■ **Work to do**
Begin with the first line of the material and write out each line exactly, ending with the line that contains "atm_bff = [[], [], [], [], [], []]". Pictures are not part of the copy.
==== Data section
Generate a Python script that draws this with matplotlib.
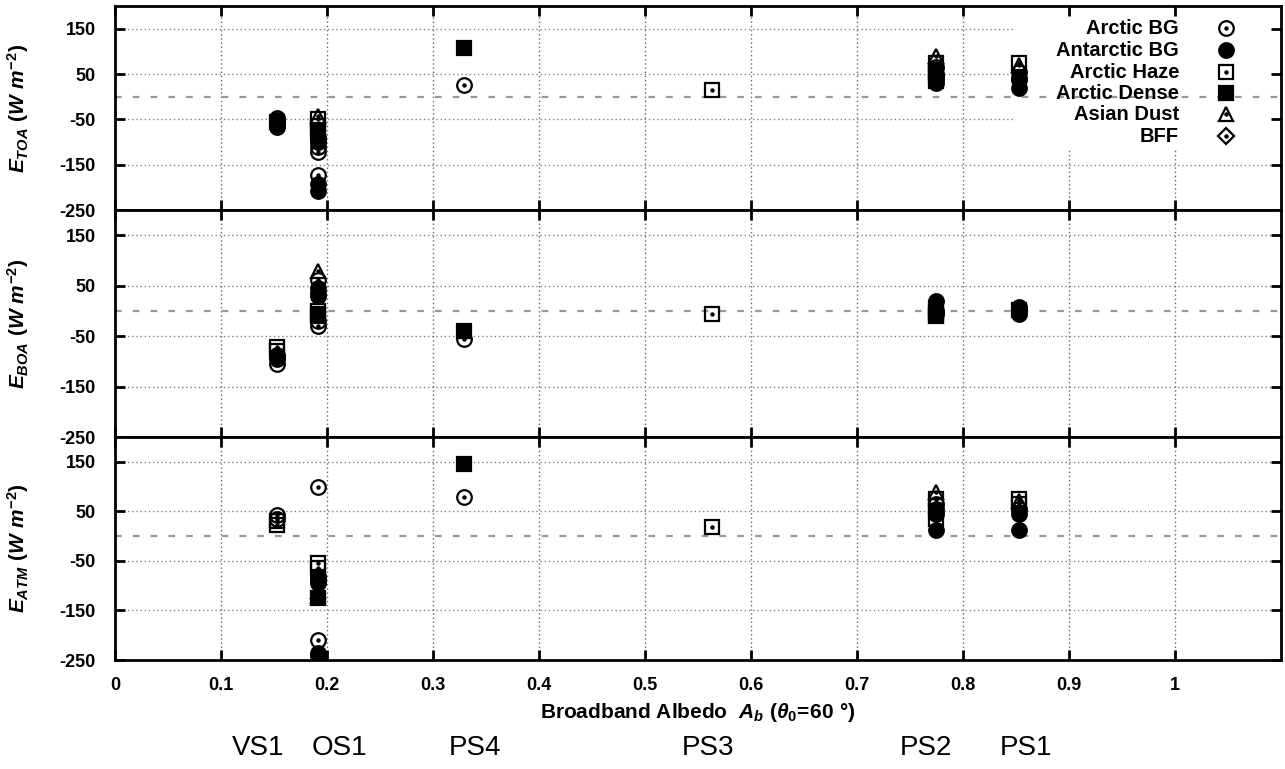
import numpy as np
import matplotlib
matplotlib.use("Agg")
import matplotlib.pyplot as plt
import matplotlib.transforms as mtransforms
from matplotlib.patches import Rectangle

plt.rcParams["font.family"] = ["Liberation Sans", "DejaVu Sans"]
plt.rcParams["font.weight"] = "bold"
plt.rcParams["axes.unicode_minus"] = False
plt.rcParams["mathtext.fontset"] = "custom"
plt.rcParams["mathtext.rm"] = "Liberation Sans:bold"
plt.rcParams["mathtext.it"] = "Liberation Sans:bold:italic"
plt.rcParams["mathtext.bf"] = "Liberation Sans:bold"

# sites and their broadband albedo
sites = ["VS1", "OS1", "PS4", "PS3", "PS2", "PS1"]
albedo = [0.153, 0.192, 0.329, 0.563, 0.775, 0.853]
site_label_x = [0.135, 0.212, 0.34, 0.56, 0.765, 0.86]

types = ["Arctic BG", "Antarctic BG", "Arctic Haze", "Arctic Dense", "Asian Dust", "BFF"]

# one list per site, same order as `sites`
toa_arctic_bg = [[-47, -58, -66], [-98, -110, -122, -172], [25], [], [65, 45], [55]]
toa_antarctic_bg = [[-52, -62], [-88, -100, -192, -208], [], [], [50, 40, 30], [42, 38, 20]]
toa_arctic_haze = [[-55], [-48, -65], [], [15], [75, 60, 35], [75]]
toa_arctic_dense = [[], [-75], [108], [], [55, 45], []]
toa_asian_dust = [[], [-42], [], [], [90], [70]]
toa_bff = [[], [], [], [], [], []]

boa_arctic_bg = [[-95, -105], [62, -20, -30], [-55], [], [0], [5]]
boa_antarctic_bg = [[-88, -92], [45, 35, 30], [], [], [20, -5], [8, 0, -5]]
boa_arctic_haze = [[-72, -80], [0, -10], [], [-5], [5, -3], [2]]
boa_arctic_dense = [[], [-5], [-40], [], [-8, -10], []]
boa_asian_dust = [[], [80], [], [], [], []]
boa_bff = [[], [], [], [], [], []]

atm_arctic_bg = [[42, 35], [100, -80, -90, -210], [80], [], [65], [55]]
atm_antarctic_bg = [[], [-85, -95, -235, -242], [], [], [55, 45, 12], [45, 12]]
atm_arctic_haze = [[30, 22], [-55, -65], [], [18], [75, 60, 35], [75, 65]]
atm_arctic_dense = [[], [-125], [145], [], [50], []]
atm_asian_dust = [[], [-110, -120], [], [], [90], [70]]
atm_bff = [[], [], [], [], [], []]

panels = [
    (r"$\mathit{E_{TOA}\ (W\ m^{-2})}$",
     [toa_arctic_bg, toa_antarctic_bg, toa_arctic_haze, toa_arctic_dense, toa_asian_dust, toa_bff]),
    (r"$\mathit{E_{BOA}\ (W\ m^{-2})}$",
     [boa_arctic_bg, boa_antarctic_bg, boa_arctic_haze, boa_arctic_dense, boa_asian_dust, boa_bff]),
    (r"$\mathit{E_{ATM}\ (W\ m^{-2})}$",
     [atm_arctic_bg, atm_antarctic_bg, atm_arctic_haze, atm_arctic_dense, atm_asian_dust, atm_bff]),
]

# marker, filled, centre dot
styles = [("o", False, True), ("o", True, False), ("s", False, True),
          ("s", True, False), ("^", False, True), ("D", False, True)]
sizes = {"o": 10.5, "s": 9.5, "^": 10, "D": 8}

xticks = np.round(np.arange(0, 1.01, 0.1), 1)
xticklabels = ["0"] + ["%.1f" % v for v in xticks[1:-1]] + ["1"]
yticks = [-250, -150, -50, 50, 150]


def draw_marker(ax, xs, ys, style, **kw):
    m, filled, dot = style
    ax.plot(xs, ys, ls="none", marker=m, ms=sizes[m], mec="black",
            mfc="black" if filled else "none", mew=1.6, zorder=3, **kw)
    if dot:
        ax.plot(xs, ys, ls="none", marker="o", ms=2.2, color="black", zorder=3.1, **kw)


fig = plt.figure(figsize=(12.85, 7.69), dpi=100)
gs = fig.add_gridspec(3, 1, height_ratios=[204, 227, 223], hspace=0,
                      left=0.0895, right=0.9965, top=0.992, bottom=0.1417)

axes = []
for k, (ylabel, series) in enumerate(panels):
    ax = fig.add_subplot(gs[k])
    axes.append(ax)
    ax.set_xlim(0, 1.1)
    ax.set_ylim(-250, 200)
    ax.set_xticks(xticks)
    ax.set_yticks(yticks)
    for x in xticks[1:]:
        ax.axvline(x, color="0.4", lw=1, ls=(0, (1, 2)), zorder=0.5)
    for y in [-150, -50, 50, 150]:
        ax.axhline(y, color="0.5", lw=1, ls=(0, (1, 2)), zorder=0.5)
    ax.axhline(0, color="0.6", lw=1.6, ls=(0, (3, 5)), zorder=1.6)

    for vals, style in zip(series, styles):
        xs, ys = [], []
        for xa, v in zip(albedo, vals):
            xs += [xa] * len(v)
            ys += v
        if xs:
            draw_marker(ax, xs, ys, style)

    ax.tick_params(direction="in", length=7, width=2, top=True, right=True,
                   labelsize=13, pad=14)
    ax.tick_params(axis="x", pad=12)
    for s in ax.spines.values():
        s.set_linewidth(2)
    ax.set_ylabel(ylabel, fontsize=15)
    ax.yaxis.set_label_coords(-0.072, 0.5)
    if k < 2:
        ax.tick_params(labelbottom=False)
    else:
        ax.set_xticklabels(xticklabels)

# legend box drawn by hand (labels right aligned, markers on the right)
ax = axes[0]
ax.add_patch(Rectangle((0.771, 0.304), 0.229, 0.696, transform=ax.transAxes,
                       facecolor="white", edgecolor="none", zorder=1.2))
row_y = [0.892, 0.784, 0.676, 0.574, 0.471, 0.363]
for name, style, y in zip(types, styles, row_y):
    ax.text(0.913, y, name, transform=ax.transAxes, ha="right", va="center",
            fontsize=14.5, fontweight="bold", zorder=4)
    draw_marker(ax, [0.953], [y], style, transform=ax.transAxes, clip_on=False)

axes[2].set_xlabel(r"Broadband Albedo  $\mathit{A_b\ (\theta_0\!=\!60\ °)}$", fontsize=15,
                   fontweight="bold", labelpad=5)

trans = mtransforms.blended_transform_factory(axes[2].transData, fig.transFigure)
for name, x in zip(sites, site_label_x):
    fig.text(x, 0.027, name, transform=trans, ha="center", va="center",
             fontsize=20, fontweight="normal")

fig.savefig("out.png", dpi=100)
========
■ **Result below**
Generate a Python script that draws this with matplotlib.
import numpy as np
import matplotlib
matplotlib.use("Agg")
import matplotlib.pyplot as plt
import matplotlib.transforms as mtransforms
from matplotlib.patches import Rectangle

plt.rcParams["font.family"] = ["Liberation Sans", "DejaVu Sans"]
plt.rcParams["font.weight"] = "bold"
plt.rcParams["axes.unicode_minus"] = False
plt.rcParams["mathtext.fontset"] = "custom"
plt.rcParams["mathtext.rm"] = "Liberation Sans:bold"
plt.rcParams["mathtext.it"] = "Liberation Sans:bold:italic"
plt.rcParams["mathtext.bf"] = "Liberation Sans:bold"

# sites and their broadband albedo
sites = ["VS1", "OS1", "PS4", "PS3", "PS2", "PS1"]
albedo = [0.153, 0.192, 0.329, 0.563, 0.775, 0.853]
site_label_x = [0.135, 0.212, 0.34, 0.56, 0.765, 0.86]

types = ["Arctic BG", "Antarctic BG", "Arctic Haze", "Arctic Dense", "Asian Dust", "BFF"]

# one list per site, same order as `sites`
toa_arctic_bg = [[-47, -58, -66], [-98, -110, -122, -172], [25], [], [65, 45], [55]]
toa_antarctic_bg = [[-52, -62], [-88, -100, -192, -208], [], [], [50, 40, 30], [42, 38, 20]]
toa_arctic_haze = [[-55], [-48, -65], [], [15], [75, 60, 35], [75]]
toa_arctic_dense = [[], [-75], [108], [], [55, 45], []]
toa_asian_dust = [[], [-42], [], [], [90], [70]]
toa_bff = [[], [], [], [], [], []]

boa_arctic_bg = [[-95, -105], [62, -20, -30], [-55], [], [0], [5]]
boa_antarctic_bg = [[-88, -92], [45, 35, 30], [], [], [20, -5], [8, 0, -5]]
boa_arctic_haze = [[-72, -80], [0, -10], [], [-5], [5, -3], [2]]
boa_arctic_dense = [[], [-5], [-40], [], [-8, -10], []]
boa_asian_dust = [[], [80], [], [], [], []]
boa_bff = [[], [], [], [], [], []]

atm_arctic_bg = [[42, 35], [100, -80, -90, -210], [80], [], [65], [55]]
atm_antarctic_bg = [[], [-85, -95, -235, -242], [], [], [55, 45, 12], [45, 12]]
atm_arctic_haze = [[30, 22], [-55, -65], [], [18], [75, 60, 35], [75, 65]]
atm_arctic_dense = [[], [-125], [145], [], [50], []]
atm_asian_dust = [[], [-110, -120], [], [], [90], [70]]
atm_bff = [[], [], [], [], [], []]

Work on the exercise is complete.